## BEGIN Recorded data
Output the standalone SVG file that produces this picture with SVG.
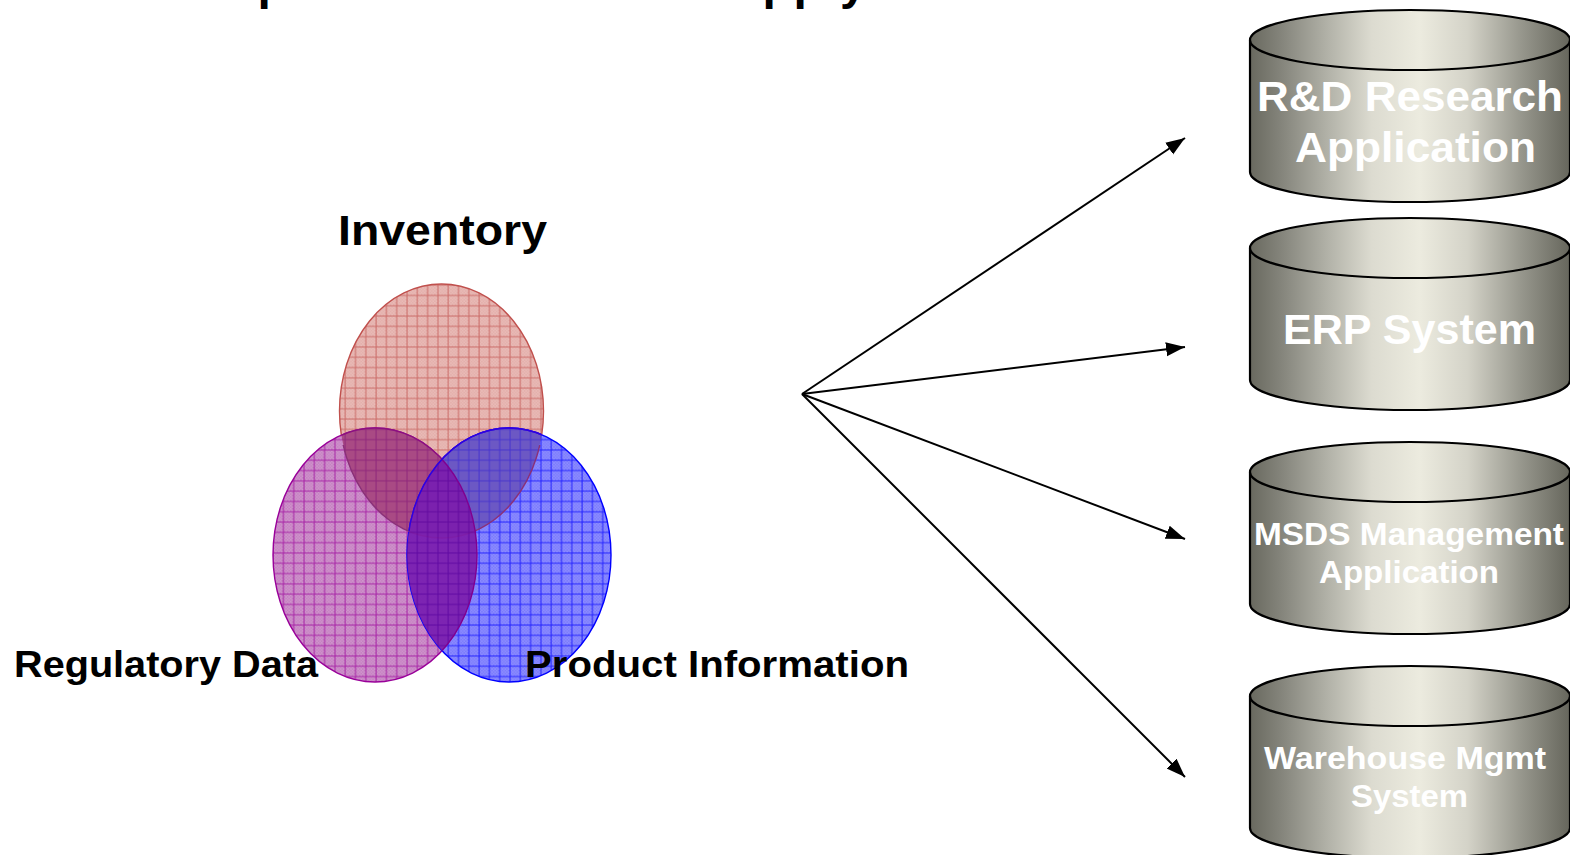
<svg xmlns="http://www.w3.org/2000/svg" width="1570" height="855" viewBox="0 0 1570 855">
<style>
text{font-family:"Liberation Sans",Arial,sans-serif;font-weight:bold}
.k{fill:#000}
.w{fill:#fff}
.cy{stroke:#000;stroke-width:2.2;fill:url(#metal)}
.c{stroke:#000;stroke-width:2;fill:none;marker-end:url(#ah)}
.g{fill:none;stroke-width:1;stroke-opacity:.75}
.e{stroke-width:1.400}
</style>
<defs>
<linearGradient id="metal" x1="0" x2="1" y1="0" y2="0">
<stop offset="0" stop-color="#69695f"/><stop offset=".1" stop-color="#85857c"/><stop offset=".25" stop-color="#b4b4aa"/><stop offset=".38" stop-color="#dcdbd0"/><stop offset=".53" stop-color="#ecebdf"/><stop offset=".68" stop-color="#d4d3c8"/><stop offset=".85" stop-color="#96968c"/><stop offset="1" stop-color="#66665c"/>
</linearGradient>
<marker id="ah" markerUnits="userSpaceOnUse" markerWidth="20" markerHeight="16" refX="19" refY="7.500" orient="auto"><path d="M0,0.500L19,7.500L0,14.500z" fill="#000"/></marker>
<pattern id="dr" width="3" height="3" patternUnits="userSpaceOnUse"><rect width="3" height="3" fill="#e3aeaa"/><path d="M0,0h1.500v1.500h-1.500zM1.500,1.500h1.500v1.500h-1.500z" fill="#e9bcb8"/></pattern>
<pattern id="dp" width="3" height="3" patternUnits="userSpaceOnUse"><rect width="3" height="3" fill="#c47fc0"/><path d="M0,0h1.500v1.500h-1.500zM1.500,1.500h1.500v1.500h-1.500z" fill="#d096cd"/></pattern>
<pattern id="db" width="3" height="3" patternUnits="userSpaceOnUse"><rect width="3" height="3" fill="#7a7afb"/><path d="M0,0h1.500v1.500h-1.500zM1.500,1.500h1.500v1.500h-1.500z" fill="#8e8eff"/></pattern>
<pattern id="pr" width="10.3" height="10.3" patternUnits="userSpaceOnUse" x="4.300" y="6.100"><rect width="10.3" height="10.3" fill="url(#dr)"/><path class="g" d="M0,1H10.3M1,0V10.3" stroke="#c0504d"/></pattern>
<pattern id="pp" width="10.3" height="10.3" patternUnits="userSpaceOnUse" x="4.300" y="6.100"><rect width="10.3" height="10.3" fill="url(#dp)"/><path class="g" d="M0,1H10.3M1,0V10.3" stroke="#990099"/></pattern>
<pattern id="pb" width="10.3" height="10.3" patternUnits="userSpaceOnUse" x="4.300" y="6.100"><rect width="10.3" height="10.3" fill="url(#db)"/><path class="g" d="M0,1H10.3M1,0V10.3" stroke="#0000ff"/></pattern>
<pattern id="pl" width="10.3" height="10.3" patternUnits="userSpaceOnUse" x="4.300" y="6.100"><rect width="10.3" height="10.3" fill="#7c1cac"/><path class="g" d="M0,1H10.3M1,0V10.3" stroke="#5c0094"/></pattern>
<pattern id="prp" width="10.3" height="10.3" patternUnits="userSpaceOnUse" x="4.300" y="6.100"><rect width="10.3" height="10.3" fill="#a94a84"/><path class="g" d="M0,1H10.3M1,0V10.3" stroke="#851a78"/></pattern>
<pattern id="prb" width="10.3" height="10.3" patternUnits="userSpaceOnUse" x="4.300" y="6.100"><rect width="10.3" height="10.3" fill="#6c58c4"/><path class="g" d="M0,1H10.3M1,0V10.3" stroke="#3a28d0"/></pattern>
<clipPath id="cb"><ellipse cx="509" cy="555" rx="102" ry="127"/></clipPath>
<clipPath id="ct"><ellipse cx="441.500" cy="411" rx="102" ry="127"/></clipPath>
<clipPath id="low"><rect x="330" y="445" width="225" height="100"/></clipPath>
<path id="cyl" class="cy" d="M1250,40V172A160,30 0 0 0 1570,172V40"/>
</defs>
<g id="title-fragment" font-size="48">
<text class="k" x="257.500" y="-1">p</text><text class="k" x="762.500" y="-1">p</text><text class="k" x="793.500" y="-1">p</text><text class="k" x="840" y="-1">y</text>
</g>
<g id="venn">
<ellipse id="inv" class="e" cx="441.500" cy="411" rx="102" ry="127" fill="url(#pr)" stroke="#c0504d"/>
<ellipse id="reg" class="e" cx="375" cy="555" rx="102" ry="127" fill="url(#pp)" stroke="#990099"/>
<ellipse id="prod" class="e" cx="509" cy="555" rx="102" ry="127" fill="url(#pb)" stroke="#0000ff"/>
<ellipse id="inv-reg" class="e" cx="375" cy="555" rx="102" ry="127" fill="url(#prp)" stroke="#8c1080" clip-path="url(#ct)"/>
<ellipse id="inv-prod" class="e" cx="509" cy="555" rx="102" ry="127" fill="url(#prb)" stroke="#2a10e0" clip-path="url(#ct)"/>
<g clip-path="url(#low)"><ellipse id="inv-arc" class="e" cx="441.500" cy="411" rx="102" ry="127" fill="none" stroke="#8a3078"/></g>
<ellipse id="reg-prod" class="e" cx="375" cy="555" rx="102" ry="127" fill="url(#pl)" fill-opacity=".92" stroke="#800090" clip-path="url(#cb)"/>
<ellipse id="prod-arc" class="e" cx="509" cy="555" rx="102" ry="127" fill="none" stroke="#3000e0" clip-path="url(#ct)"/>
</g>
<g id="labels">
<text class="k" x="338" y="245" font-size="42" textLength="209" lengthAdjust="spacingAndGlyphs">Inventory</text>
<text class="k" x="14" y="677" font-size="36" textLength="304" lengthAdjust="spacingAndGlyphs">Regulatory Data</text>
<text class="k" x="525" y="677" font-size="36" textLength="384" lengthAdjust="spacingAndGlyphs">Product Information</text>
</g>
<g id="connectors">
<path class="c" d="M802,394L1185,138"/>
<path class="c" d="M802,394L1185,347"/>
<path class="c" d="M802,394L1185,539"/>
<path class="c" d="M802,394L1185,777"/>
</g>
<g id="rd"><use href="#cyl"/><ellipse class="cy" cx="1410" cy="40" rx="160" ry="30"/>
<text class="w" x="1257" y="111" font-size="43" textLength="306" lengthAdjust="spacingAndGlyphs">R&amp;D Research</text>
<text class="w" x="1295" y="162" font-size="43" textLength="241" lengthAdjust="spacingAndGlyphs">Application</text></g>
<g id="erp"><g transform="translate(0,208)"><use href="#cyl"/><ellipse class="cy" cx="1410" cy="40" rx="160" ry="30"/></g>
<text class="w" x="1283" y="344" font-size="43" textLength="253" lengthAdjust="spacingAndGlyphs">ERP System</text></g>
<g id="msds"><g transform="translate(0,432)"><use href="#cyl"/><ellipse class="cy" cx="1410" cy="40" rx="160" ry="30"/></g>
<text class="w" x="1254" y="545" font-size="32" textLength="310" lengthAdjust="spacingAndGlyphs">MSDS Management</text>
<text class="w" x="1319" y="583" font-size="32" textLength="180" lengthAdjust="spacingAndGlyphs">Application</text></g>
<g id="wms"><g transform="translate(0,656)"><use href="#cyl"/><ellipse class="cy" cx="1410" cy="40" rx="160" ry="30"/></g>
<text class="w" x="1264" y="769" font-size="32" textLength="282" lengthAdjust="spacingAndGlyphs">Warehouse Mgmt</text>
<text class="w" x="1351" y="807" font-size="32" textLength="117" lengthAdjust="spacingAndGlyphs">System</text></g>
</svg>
## END Recorded data
* _Problem to solve_:
Reproduce the material in its entirety and word for word, without the pictures.

* _Task response_:
Output the standalone SVG file that produces this picture with SVG.
<svg xmlns="http://www.w3.org/2000/svg" width="1570" height="855" viewBox="0 0 1570 855">
<style>
text{font-family:"Liberation Sans",Arial,sans-serif;font-weight:bold}
.k{fill:#000}
.w{fill:#fff}
.cy{stroke:#000;stroke-width:2.2;fill:url(#metal)}
.c{stroke:#000;stroke-width:2;fill:none;marker-end:url(#ah)}
.g{fill:none;stroke-width:1;stroke-opacity:.75}
.e{stroke-width:1.400}
</style>
<defs>
<linearGradient id="metal" x1="0" x2="1" y1="0" y2="0">
<stop offset="0" stop-color="#69695f"/><stop offset=".1" stop-color="#85857c"/><stop offset=".25" stop-color="#b4b4aa"/><stop offset=".38" stop-color="#dcdbd0"/><stop offset=".53" stop-color="#ecebdf"/><stop offset=".68" stop-color="#d4d3c8"/><stop offset=".85" stop-color="#96968c"/><stop offset="1" stop-color="#66665c"/>
</linearGradient>
<marker id="ah" markerUnits="userSpaceOnUse" markerWidth="20" markerHeight="16" refX="19" refY="7.500" orient="auto"><path d="M0,0.500L19,7.500L0,14.500z" fill="#000"/></marker>
<pattern id="dr" width="3" height="3" patternUnits="userSpaceOnUse"><rect width="3" height="3" fill="#e3aeaa"/><path d="M0,0h1.500v1.500h-1.500zM1.500,1.500h1.500v1.500h-1.500z" fill="#e9bcb8"/></pattern>
<pattern id="dp" width="3" height="3" patternUnits="userSpaceOnUse"><rect width="3" height="3" fill="#c47fc0"/><path d="M0,0h1.500v1.500h-1.500zM1.500,1.500h1.500v1.500h-1.500z" fill="#d096cd"/></pattern>
<pattern id="db" width="3" height="3" patternUnits="userSpaceOnUse"><rect width="3" height="3" fill="#7a7afb"/><path d="M0,0h1.500v1.500h-1.500zM1.500,1.500h1.500v1.500h-1.500z" fill="#8e8eff"/></pattern>
<pattern id="pr" width="10.3" height="10.3" patternUnits="userSpaceOnUse" x="4.300" y="6.100"><rect width="10.3" height="10.3" fill="url(#dr)"/><path class="g" d="M0,1H10.3M1,0V10.3" stroke="#c0504d"/></pattern>
<pattern id="pp" width="10.3" height="10.3" patternUnits="userSpaceOnUse" x="4.300" y="6.100"><rect width="10.3" height="10.3" fill="url(#dp)"/><path class="g" d="M0,1H10.3M1,0V10.3" stroke="#990099"/></pattern>
<pattern id="pb" width="10.3" height="10.3" patternUnits="userSpaceOnUse" x="4.300" y="6.100"><rect width="10.3" height="10.3" fill="url(#db)"/><path class="g" d="M0,1H10.3M1,0V10.3" stroke="#0000ff"/></pattern>
<pattern id="pl" width="10.3" height="10.3" patternUnits="userSpaceOnUse" x="4.300" y="6.100"><rect width="10.3" height="10.3" fill="#7c1cac"/><path class="g" d="M0,1H10.3M1,0V10.3" stroke="#5c0094"/></pattern>
<pattern id="prp" width="10.3" height="10.3" patternUnits="userSpaceOnUse" x="4.300" y="6.100"><rect width="10.3" height="10.3" fill="#a94a84"/><path class="g" d="M0,1H10.3M1,0V10.3" stroke="#851a78"/></pattern>
<pattern id="prb" width="10.3" height="10.3" patternUnits="userSpaceOnUse" x="4.300" y="6.100"><rect width="10.3" height="10.3" fill="#6c58c4"/><path class="g" d="M0,1H10.3M1,0V10.3" stroke="#3a28d0"/></pattern>
<clipPath id="cb"><ellipse cx="509" cy="555" rx="102" ry="127"/></clipPath>
<clipPath id="ct"><ellipse cx="441.500" cy="411" rx="102" ry="127"/></clipPath>
<clipPath id="low"><rect x="330" y="445" width="225" height="100"/></clipPath>
<path id="cyl" class="cy" d="M1250,40V172A160,30 0 0 0 1570,172V40"/>
</defs>
<g id="title-fragment" font-size="48">
<text class="k" x="257.500" y="-1">p</text><text class="k" x="762.500" y="-1">p</text><text class="k" x="793.500" y="-1">p</text><text class="k" x="840" y="-1">y</text>
</g>
<g id="venn">
<ellipse id="inv" class="e" cx="441.500" cy="411" rx="102" ry="127" fill="url(#pr)" stroke="#c0504d"/>
<ellipse id="reg" class="e" cx="375" cy="555" rx="102" ry="127" fill="url(#pp)" stroke="#990099"/>
<ellipse id="prod" class="e" cx="509" cy="555" rx="102" ry="127" fill="url(#pb)" stroke="#0000ff"/>
<ellipse id="inv-reg" class="e" cx="375" cy="555" rx="102" ry="127" fill="url(#prp)" stroke="#8c1080" clip-path="url(#ct)"/>
<ellipse id="inv-prod" class="e" cx="509" cy="555" rx="102" ry="127" fill="url(#prb)" stroke="#2a10e0" clip-path="url(#ct)"/>
<g clip-path="url(#low)"><ellipse id="inv-arc" class="e" cx="441.500" cy="411" rx="102" ry="127" fill="none" stroke="#8a3078"/></g>
<ellipse id="reg-prod" class="e" cx="375" cy="555" rx="102" ry="127" fill="url(#pl)" fill-opacity=".92" stroke="#800090" clip-path="url(#cb)"/>
<ellipse id="prod-arc" class="e" cx="509" cy="555" rx="102" ry="127" fill="none" stroke="#3000e0" clip-path="url(#ct)"/>
</g>
<g id="labels">
<text class="k" x="338" y="245" font-size="42" textLength="209" lengthAdjust="spacingAndGlyphs">Inventory</text>
<text class="k" x="14" y="677" font-size="36" textLength="304" lengthAdjust="spacingAndGlyphs">Regulatory Data</text>
<text class="k" x="525" y="677" font-size="36" textLength="384" lengthAdjust="spacingAndGlyphs">Product Information</text>
</g>
<g id="connectors">
<path class="c" d="M802,394L1185,138"/>
<path class="c" d="M802,394L1185,347"/>
<path class="c" d="M802,394L1185,539"/>
<path class="c" d="M802,394L1185,777"/>
</g>
<g id="rd"><use href="#cyl"/><ellipse class="cy" cx="1410" cy="40" rx="160" ry="30"/>
<text class="w" x="1257" y="111" font-size="43" textLength="306" lengthAdjust="spacingAndGlyphs">R&amp;D Research</text>
<text class="w" x="1295" y="162" font-size="43" textLength="241" lengthAdjust="spacingAndGlyphs">Application</text></g>
<g id="erp"><g transform="translate(0,208)"><use href="#cyl"/><ellipse class="cy" cx="1410" cy="40" rx="160" ry="30"/></g>
<text class="w" x="1283" y="344" font-size="43" textLength="253" lengthAdjust="spacingAndGlyphs">ERP System</text></g>
<g id="msds"><g transform="translate(0,432)"><use href="#cyl"/><ellipse class="cy" cx="1410" cy="40" rx="160" ry="30"/></g>
<text class="w" x="1254" y="545" font-size="32" textLength="310" lengthAdjust="spacingAndGlyphs">MSDS Management</text>
<text class="w" x="1319" y="583" font-size="32" textLength="180" lengthAdjust="spacingAndGlyphs">Application</text></g>
<g id="wms"><g transform="translate(0,656)"><use href="#cyl"/><ellipse class="cy" cx="1410" cy="40" rx="160" ry="30"/></g>
<text class="w" x="1264" y="769" font-size="32" textLength="282" lengthAdjust="spacingAndGlyphs">Warehouse Mgmt</text>
<text class="w" x="1351" y="807" font-size="32" textLength="117" lengthAdjust="spacingAndGlyphs">System</text></g>
</svg>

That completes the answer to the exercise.